I decided to fly from Denver to Aspen in one of my tiny Cessna 182s. I soon learned that I still don't have enough practice with mountain flying.

Denver is already a mile above sea level, but with runways that are three miles long, that's not a problem, at least for a small aircraft like mine. Just taxiing to a runway took forever: the taxi from the GA ramp to runway 25 is almost three miles long. But I finally got into the air and undertook a leisurely climb that would keep me clear of terrain by the time I reached the mountains. I planned to follow Interstate 70 most of the way.

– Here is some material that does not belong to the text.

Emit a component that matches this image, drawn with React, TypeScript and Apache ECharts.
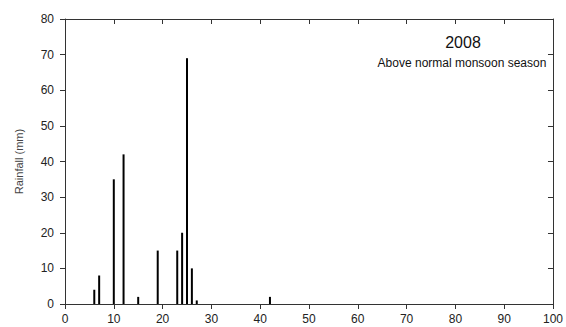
import React, { useEffect, useRef } from "react";
import * as echarts from "echarts";

const days = [6, 7, 10, 12, 15, 19, 23, 24, 25, 26, 27, 42];
const rainfall = [4, 8, 35, 42, 2, 15, 15, 20, 69, 10, 1, 2];
const yearLabel = "2008";
const seasonLabel = "Above normal monsoon season";
const yAxisTitle = "Rainfall (mm)";

export default function App() {
  const ref = useRef<HTMLDivElement>(null);
  useEffect(() => {
    if (!ref.current) return;
    const chart = echarts.init(ref.current, null, { renderer: "svg" });
    const axisColor = "#333";
    const font = "Liberation Sans, Arial, sans-serif";
    chart.setOption({
      animation: false,
      backgroundColor: "#fff",
      grid: { left: 65, right: 10, top: 19, bottom: 23 },
      xAxis: [
        {
          type: "value",
          min: 0,
          max: 100,
          interval: 10,
          position: "bottom",
          axisLine: { show: true, onZero: false, lineStyle: { color: axisColor, width: 1 } },
          axisTick: { show: true, inside: false, length: 5, lineStyle: { color: axisColor } },
          axisLabel: { color: "#222", fontSize: 12, fontFamily: font, margin: 9 },
          splitLine: { show: false },
        },
        {
          type: "value",
          min: 0,
          max: 100,
          interval: 10,
          position: "top",
          axisLine: { show: true, onZero: false, lineStyle: { color: axisColor, width: 1 } },
          axisTick: { show: true, inside: true, length: 5, lineStyle: { color: axisColor } },
          axisLabel: { show: false },
          splitLine: { show: false },
        },
      ],
      yAxis: [
        {
          type: "value",
          min: 0,
          max: 80,
          interval: 10,
          position: "left",
          name: yAxisTitle,
          nameLocation: "middle",
          nameGap: 41,
          nameTextStyle: { color: "#444", fontSize: 11, fontFamily: font },
          axisLine: { show: true, onZero: false, lineStyle: { color: axisColor, width: 1 } },
          axisTick: { show: true, inside: false, length: 5, lineStyle: { color: axisColor } },
          axisLabel: { color: "#222", fontSize: 12, fontFamily: font, margin: 11 },
          splitLine: { show: false },
        },
        {
          type: "value",
          min: 0,
          max: 80,
          interval: 10,
          position: "right",
          axisLine: { show: true, onZero: false, lineStyle: { color: axisColor, width: 1 } },
          axisTick: { show: true, inside: true, length: 5, lineStyle: { color: axisColor } },
          axisLabel: { show: false },
          splitLine: { show: false },
        },
      ],
      graphic: [
        {
          type: "text",
          x: 463,
          y: 42,
          style: {
            text: yearLabel,
            fill: "#111",
            fontSize: 16,
            fontFamily: font,
            textAlign: "center",
            textVerticalAlign: "middle",
          },
        },
        {
          type: "text",
          x: 462,
          y: 63,
          style: {
            text: seasonLabel,
            fill: "#111",
            fontSize: 12,
            fontFamily: font,
            textAlign: "center",
            textVerticalAlign: "middle",
          },
        },
      ],
      series: [
        {
          type: "bar",
          xAxisIndex: 0,
          yAxisIndex: 0,
          barWidth: 2,
          itemStyle: { color: "#000" },
          data: days.map((d, i) => [d, rainfall[i]]),
        },
      ],
    });
    return () => chart.dispose();
  }, []);
  return <div ref={ref} style={{ width: 566, height: 327, position: "absolute", left: 0, top: 0 }} />;
}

Unfortunately, at some point, I ended up following the wrong highway, which I think was Highway 40, where it forks away from the Interstate. Road types are someone more difficult to distinguish in MSFS than in real life, but still, I should have noticed that I was no longer following a divided highway. The Interstate has an obvious division between opposing traffic directions, whereas Highway 40, while divided, has less of a median. But it's hard to notice this from above, and I ended up going the wrong way, heading further north than I intended. I let the aircraft climb at its own pace, and soon I was at 12,000 feet (with oxygen for myself—I had no passengers), so terrain didn't threaten too much, but still, I wasn't happy about losing the Interstate.

I was able to determine my position using the Denver and Red Table VORs, at least intermittently—I kept losing them with intervening terrain. I ended up fumbling around for miles, until I finally noticed the distinctive shape of the Dillon Reservoir beyond a ridge. I turned towards that and eventually picked up the Interstate again as it ran along the west side of the reservoir.

By this time, it was getting quite dark, but there were enough vehicles to allow me to spot the roads. The weather was extremely clear in most directions, and I could see mountains for miles, but there were a few cloudy spots that I had to steer around. As I reached the Interstate, I was at around 15,000 feet, and I could easily receive the Red Table VOR, and with only 30 nm or so to go, I decided to just turn towards the VOR. Before I actually reached DBL, I could see Aspen in the distance in the very clear air, so I just turned left towards the airport. I've been to the airport itself many times, so navigation was simple once I had it in sight.

Landing was uneventful and smooth. I was lucky in that the weather was very good and the winds weren't too bad. Looking at the terrain below, plus the primitive avionics of the C182, were sufficient to get me to my destination, but a lot of things could have gone wrong. I'll have to keep practicing until I get it right.